The logger fled the scene, but the experience bothered White. He knew the wildlife sanctuary employed rangers to watch out for illegal loggers. But the guards hadn’t known about the man White saw. How did they miss him?
White, a trained engineer, thought technology could be part of the solution in the fight against deforestation. “The rain forest is a noisy place, but it’s also a noisy thing to cut a tree down,” he told TIME for Kids. “It struck me that there had to be a way to hear this.”
Over the next few months, White created a device he calls a Guardian. It’s a recycled smartphone powered by solar panels. Guardians can pick up the sound of a chain saw from two-thirds of a mile away. They are mounted on trees, high in the rain-forest canopy.

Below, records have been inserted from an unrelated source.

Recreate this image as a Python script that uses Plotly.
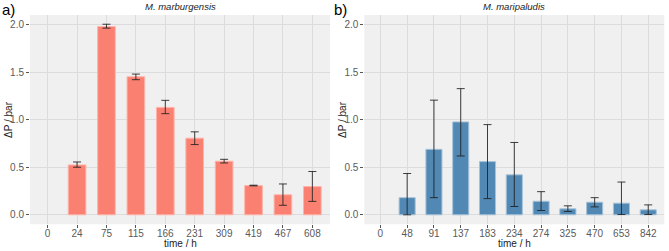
import plotly.graph_objects as go

# Panel a) M. marburgensis
cat_a = ["0", "24", "75", "115", "166", "231", "309", "419", "467", "608"]
val_a = [None, 0.524, 1.979, 1.451, 1.129, 0.805, 0.563, 0.307, 0.21, 0.297]
err_hi_a = [None, 0.555, 2.003, 1.479, 1.203, 0.872, 0.583, 0.311, 0.324, 0.455]
err_lo_a = [None, 0.500, 1.962, 1.420, 1.063, 0.738, 0.545, 0.304, 0.100, 0.141]

# Panel b) M. maripaludis
cat_b = ["0", "48", "91", "137", "183", "234", "274", "325", "470", "653", "842"]
val_b = [None, 0.18, 0.688, 0.976, 0.559, 0.42, 0.142, 0.0625, 0.132, 0.122, 0.052]
err_hi_b = [None, 0.434, 1.205, 1.326, 0.948, 0.76, 0.243, 0.094, 0.18, 0.344, 0.104]
err_lo_b = [None, 0.0, 0.18, 0.618, 0.17, 0.087, 0.045, 0.035, 0.083, 0.003, 0.003]

def plus(v, hi):
    return [None if a is None else h - a for a, h in zip(v, hi)]

def minus(v, lo):
    return [None if a is None else a - l for a, l in zip(v, lo)]

fig = go.Figure()
err_style = dict(type="data", symmetric=False, color="rgba(30,30,30,0.85)", thickness=1, width=4)

fig.add_trace(go.Bar(
    x=cat_a, y=val_a, width=0.6, xaxis="x", yaxis="y",
    marker=dict(color="#FA8072", line=dict(color="#FFB3AB", width=1)),
    error_y=dict(array=plus(val_a, err_hi_a), arrayminus=minus(val_a, err_lo_a), **err_style),
    showlegend=False,
))
fig.add_trace(go.Bar(
    x=cat_b, y=val_b, width=0.6, xaxis="x2", yaxis="y2",
    marker=dict(color="#5188B4", line=dict(color="#A6C2D8", width=1)),
    error_y=dict(array=plus(val_b, err_hi_b), arrayminus=minus(val_b, err_lo_b), **err_style),
    showlegend=False,
))

W, H = 669, 251
FONT = "Liberation Sans, Arial, sans-serif"
tickfont = dict(family=FONT, size=10, color="#5A5A5A")

def xax(domain, cats, anchor):
    return dict(
        domain=domain, anchor=anchor, type="category",
        categoryorder="array", categoryarray=cats,
        range=[-0.6, len(cats) - 0.4],
        showgrid=True, gridcolor="#DCDCDC", gridwidth=1,
        ticks="outside", ticklen=3, tickcolor="#555555",
        ticklabelstandoff=-3,
        tickfont=tickfont, showline=False, zeroline=False,
        automargin=False, fixedrange=True,
    )

def yax(anchor):
    return dict(
        domain=[1 - 224.3 / H, 1 - 15 / H], anchor=anchor,
        range=[-0.1, 2.1], tickvals=[0, 0.5, 1.0, 1.5, 2.0],
        ticktext=["0.0", "0.5", "1.0", "1.5", "2.0"],
        showgrid=True, gridcolor="#DCDCDC", gridwidth=1,
        ticks="outside", ticklen=3, tickcolor="#555555",
        tickfont=tickfont, showline=False, zeroline=False,
        automargin=False, fixedrange=True,
    )

def ann(text, x, y, size, color="#222222", xanchor="center", angle=0):
    return dict(text=text, x=x / W, y=1 - y / H, xref="paper", yref="paper",
                showarrow=False, font=dict(family=FONT, size=size, color=color),
                xanchor=xanchor, yanchor="middle", textangle=angle)

fig.update_layout(
    width=W, height=H,
    margin=dict(l=0, r=0, t=0, b=0, autoexpand=False),
    paper_bgcolor="white", plot_bgcolor="#F0F0F0",
    xaxis=xax([30 / W, 330 / W], cat_a, "y"),
    yaxis=yax("x"),
    xaxis2=xax([364.3 / W, 664.3 / W], cat_b, "y2"),
    yaxis2=yax("x2"),
    font=dict(family=FONT),
    annotations=[
        ann("<i>M. marburgensis</i>", 180.5, 7, 9.5),
        ann("<i>M. maripaludis</i>", 514.3, 7, 9.5),
        ann("a)", 0, 10, 15, "#000000", "left"),
        ann("b)", 332, 10, 15, "#000000", "left"),
        ann("time / h", 180, 243.5, 10),
        ann("time / h", 514.3, 243.5, 10),
        ann("ΔP / bar", 8, 120, 10, angle=-90),
        ann("ΔP / bar", 342, 120, 10, angle=-90),
    ],
)

fig.write_html("out.html", config={"displayModeBar": False},
               post_script="document.body.style.margin='0';document.body.style.overflow='hidden';")
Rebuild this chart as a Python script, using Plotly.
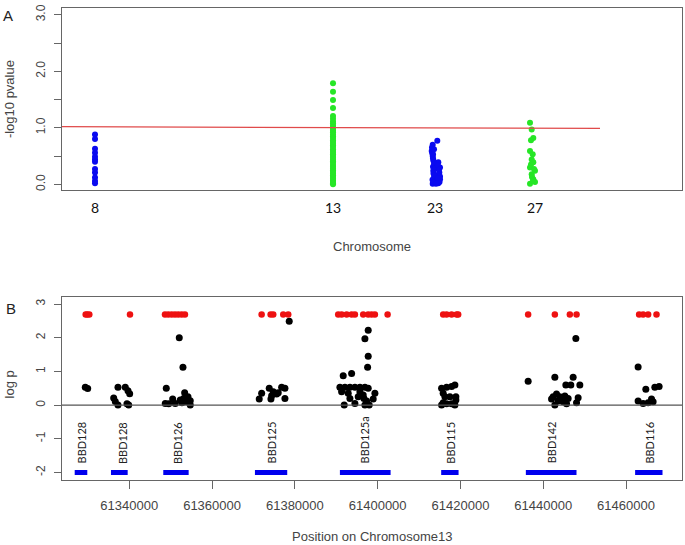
import plotly.graph_objects as go

W, H = 685, 545

# ---------------- Panel A data ----------------
chrom_labels = ["8", "13", "23", "27"]
chrom_centers = [33, 271, 373, 473]

chr8_x = [33] * 12
chr8_y = [0.88, 0.80, 0.63, 0.56, 0.49, 0.44, 0.40, 0.27, 0.21, 0.12, 0.06, 0.02]

chr13_y = [1.79, 1.64, 1.49, 1.35, 1.21, 1.16, 1.11, 1.08, 1.04, 1.01, 0.98, 0.95,
           0.92, 0.88, 0.85, 0.82, 0.78, 0.75, 0.72, 0.69, 0.66, 0.62, 0.59, 0.56,
           0.53, 0.50, 0.47, 0.44, 0.41, 0.38, 0.34, 0.31, 0.28, 0.25, 0.22, 0.19,
           0.16, 0.13, 0.10, 0.07, 0.04, 0.02, 0.00]
chr13_x = [271] * len(chr13_y)

chr23_x = [375.3, 370.7, 369.7, 370.7, 371.3, 376.3, 378, 377.3, 371.3, 372, 378, 370.7,
           376.3, 370, 370.3, 371, 372, 371, 373, 376, 377, 376.5, 378, 371.5, 372.5,
           370.5, 373, 375, 377.5, 371.5, 374, 376, 372, 371]
chr23_y = [0.77, 0.70, 0.59, 0.50, 0.42, 0.39, 0.30, 0.21, 0.24, 0.12, 0.09, 0.01,
           0.02, 0.65, 0.55, 0.46, 0.36, 0.31, 0.28, 0.33, 0.26, 0.17, 0.14, 0.19, 0.15,
           0.08, 0.05, 0.06, 0.04, 0.03, 0.01, 0.11, 0.62, 0.53]

chr27_x = [468, 469.7, 471.3, 469, 468, 470.7, 469.7, 471.3, 468, 473, 469.7, 471.3,
           468, 473, 469, 472, 470, 471]
chr27_y = [1.09, 0.97, 0.82, 0.78, 0.59, 0.53, 0.44, 0.39, 0.30, 0.24, 0.18, 0.09,
           0.01, 0.04, 0.35, 0.27, 0.13, 0.06]

thresh_x = [0, 538]
thresh_y = [1.02, 0.99]

ya_ticks = [0, 0.5, 1.0, 1.5, 2.0, 2.5, 3.0]
ya_text = ["0.0", "", "1.0", "", "2.0", "", "3.0"]

# ---------------- Panel B data ----------------
sig_pos = [61329471, 61329857, 61330340, 61340169, 61348622, 61349418, 61350240,
           61351037, 61351833, 61352655, 61353452, 61371975, 61374148, 61374776,
           61377191, 61378398, 61390473, 61391295, 61392502, 61393710, 61394507,
           61396511, 61397718, 61398540, 61399337, 61402404, 61415831, 61416652,
           61417860, 61419067, 61419453, 61436358, 61442807, 61446429, 61448047,
           61463165, 61464131, 61465338, 61467367]
sig_logp = [2.69] * len(sig_pos)

oth_pos = [61329374, 61329954,
           61337271, 61339034, 61339686, 61340097, 61336233, 61336619, 61337271,
           61339445, 61339855,
           61348935, 61352075, 61352969, 61353379, 61348694, 61349515, 61350481,
           61351109, 61352316, 61353138, 61354176, 61354731, 61354731, 61353935,
           61352727,
           61378640, 61373810, 61376805, 61377602, 61371975, 61374776, 61375597,
           61371395, 61374221, 61377602, 61374390, 61375983,
           61397718, 61396922, 61397718, 61397574, 61391681, 61393710, 61390884,
           61392092, 61393299, 61394507, 61395714, 61396922, 61397718, 61391295,
           61392888, 61395714, 61396511, 61399337, 61393299, 61396680, 61398926,
           61391922, 61394507, 61396922, 61397960, 61395303, 61397332,
           61415445, 61416652, 61418657, 61417860, 61415831, 61416242, 61417449,
           61418898, 61418898, 61415831, 61416652, 61417860, 61418657, 61415445,
           61447878, 61436358, 61442807, 61447226, 61445463, 61446671, 61448844,
           61442396, 61443217, 61444014, 61445222, 61446018, 61442010, 61444811,
           61445632, 61442807, 61448433, 61448047, 61443603,
           61462923, 61464783, 61466957, 61467995, 61462923, 61464131, 61465338,
           61466160, 61466546]
oth_logp = [0.53, 0.49,
            0.53, 0.53, 0.43, 0.34, 0.21, 0.11, 0.00, 0.04, 0.00,
            0.50, 2.00, 1.12, 0.37, 0.05, 0.04, 0.18, 0.05, 0.15, 0.20, 0.25, 0.13,
            0.00, 0.10, 0.07,
            2.49, 0.50, 0.53, 0.50, 0.35, 0.40, 0.33, 0.18, 0.18, 0.20, 0.28, 0.37,
            2.22, 1.97, 1.45, 1.12, 0.87, 0.94, 0.53, 0.53, 0.53, 0.53, 0.53, 0.53,
            0.50, 0.40, 0.35, 0.40, 0.30, 0.35, 0.20, 0.20, 0.18, 0.00, 0.05, 0.00,
            0.00, 0.25, 0.12,
            0.50, 0.53, 0.60, 0.55, 0.35, 0.25, 0.25, 0.25, 0.15, 0.07, 0.04, 0.04,
            0.00, 0.00,
            1.98, 0.71, 0.83, 0.83, 0.60, 0.60, 0.60, 0.25, 0.33, 0.25, 0.27, 0.20,
            0.18, 0.10, 0.04, 0.00, 0.22, 0.07, 0.12,
            1.13, 0.47, 0.53, 0.55, 0.12, 0.05, 0.07, 0.18, 0.10]

gene_name = ["BBD128", "BBD128", "BBD126", "BBD125", "BBD125a", "BBD115", "BBD142", "BBD116"]
gene_start = [61326814, 61335580, 61348211, 61370357, 61390884, 61415347, 61435803, 61462200]
gene_end = [61329857, 61339613, 61354345, 61378157, 61403128, 61419549, 61448040, 61468815]
gene_label_pos = [61328505, 61338551, 61351833, 61374390, 61396752, 61417691, 61442010, 61465749]
gene_track_y = -2.0
gene_label_y = -1.8

xb_ticks = [61340000, 61360000, 61380000, 61400000, 61420000, 61440000, 61460000]
yb_ticks = [-2, -1, 0, 1, 2, 3]

# ---------------- Figure ----------------
fig = go.Figure()

BLUE = "#0a0af0"
GREEN = "#26e626"
RED = "#ee1111"

mk = dict(size=6, line=dict(width=0))
fig.add_trace(go.Scatter(x=chr8_x, y=chr8_y, mode="markers", marker=dict(color=BLUE, **mk),
                         xaxis="x", yaxis="y"))
fig.add_trace(go.Scatter(x=chr13_x, y=chr13_y, mode="markers", marker=dict(color=GREEN, **mk),
                         xaxis="x", yaxis="y"))
fig.add_trace(go.Scatter(x=chr23_x, y=chr23_y, mode="markers", marker=dict(color=BLUE, **mk),
                         xaxis="x", yaxis="y"))
fig.add_trace(go.Scatter(x=chr27_x, y=chr27_y, mode="markers", marker=dict(color=GREEN, **mk),
                         xaxis="x", yaxis="y"))
fig.add_trace(go.Scatter(x=thresh_x, y=thresh_y, mode="lines",
                         line=dict(color="#e04a4a", width=1.3), xaxis="x", yaxis="y"))

# panel B
fig.add_shape(type="line", xref="x2 domain", yref="y2", x0=0, x1=1, y0=0, y1=0,
              line=dict(color="#555555", width=1.2))
gx, gy = [], []
for s, e in zip(gene_start, gene_end):
    gx += [s, e, None]
    gy += [gene_track_y, gene_track_y, None]
fig.add_trace(go.Scatter(x=gx, y=gy, mode="lines", line=dict(color="#0000ee", width=5),
                         xaxis="x2", yaxis="y2"))
fig.add_trace(go.Scatter(x=oth_pos, y=oth_logp, mode="markers",
                         marker=dict(color="black", size=7, line=dict(width=0)),
                         xaxis="x2", yaxis="y2"))
fig.add_trace(go.Scatter(x=sig_pos, y=sig_logp, mode="markers",
                         marker=dict(color=RED, size=6.5, line=dict(width=0)),
                         xaxis="x2", yaxis="y2"))

for name, pos in zip(gene_name, gene_label_pos):
    fig.add_annotation(x=pos, y=gene_label_y, xref="x2", yref="y2", text=name,
                       textangle=-90, showarrow=False, xanchor="center", yanchor="bottom",
                       font=dict(family="Lato, Open Sans, sans-serif", size=11, color="#222"))

ax_font = dict(family="Liberation Sans, Arial, sans-serif", size=12, color="#444")
frame = dict(showline=True, linecolor="#666", linewidth=1, mirror=True,
             showgrid=False, zeroline=False)

fig.update_layout(
    width=W, height=H, margin=dict(l=0, r=0, t=0, b=0),
    paper_bgcolor="white", plot_bgcolor="white", showlegend=False,
    xaxis=dict(domain=[62 / W, 682 / W], range=[0, 620], anchor="y",
               tickvals=chrom_centers, ticktext=chrom_labels, ticks="",
               tickfont=dict(family="Lato, Open Sans, sans-serif", size=14, color="#111"),
               ticklabelstandoff=5, **frame),
    yaxis=dict(domain=[1 - 188 / H, 1 - 4 / H], range=[-0.105, 3.12], anchor="x",
               tickvals=ya_ticks, ticktext=ya_text, ticks="outside", ticklen=7,
               tickcolor="#666", tickangle=-90, tickfont=ax_font, ticklabelstandoff=4,
               **frame),
    xaxis2=dict(domain=[62 / W, 682 / W], range=[61323747, 61473524], anchor="y2",
                tickvals=xb_ticks, ticktext=[str(v) for v in xb_ticks], ticks="outside",
                ticklen=8, tickcolor="#666",
                tickfont=dict(family="Liberation Sans, Arial, sans-serif", size=13, color="#444"),
                ticklabelstandoff=6, **frame),
    yaxis2=dict(domain=[1 - 480 / H, 1 - 296 / H], range=[-2.21, 3.2], anchor="x2",
                tickvals=yb_ticks, ticktext=[str(v) for v in yb_ticks], ticks="outside",
                ticklen=7, tickcolor="#666", tickangle=-90, tickfont=ax_font,
                ticklabelstandoff=4, **frame),
)

title_font = dict(family="Liberation Sans, Arial, sans-serif", size=13, color="#444")
paper_labels = [
    ("Chromosome", 372, 245, 0, title_font),
    ("Position on Chromosome13", 372, 537, 0, title_font),
    ("-log10 pvalue", 9, 96, -90, title_font),
    ("log p", 9, 384, -90, title_font),
    ("A", 8, 12, 0, dict(family="Liberation Sans, Arial", size=15, color="#222")),
    ("B", 10.5, 307, 0, dict(family="Liberation Sans, Arial", size=15, color="#222")),
]
for txt, px, py, ang, fnt in paper_labels:
    fig.add_annotation(x=px / W, y=1 - py / H, xref="paper", yref="paper", text=txt,
                       textangle=ang, showarrow=False, xanchor="center", yanchor="middle",
                       font=fnt)

fig.write_html("out.html", config={"displayModeBar": False},
               post_script="document.body.style.margin='0';document.body.style.overflow='hidden';")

When a Guardian detects a chain saw, it sends an alert to rangers, indicating where the sound is coming from. The rangers then set off to stop the illegal activity. “If you go that early, if you really respond the moment you get the alert, there’s a chance that you can show up before much of the tree has even been cut,” White says.
White installed the first Guardians in Indonesia, at the wildlife sanctuary where he got the inspiration for the project. Two days later, the devices helped rangers interrupt a logger. “That convinced me others could use this too,” White says.
Since then, White has started a nonprofit group called Rainforest Connection to create and install Guardians all over the world. Rainforest Connection now covers 90,000 square miles of rain forest in 10 countries. Guardians also help protect animals against poaching.
White says he couldn’t have done any of this without local partners. “We’re just tech support for them,” he says. “The people who are really making a difference and fighting climate change are on the ground in the rain forest.”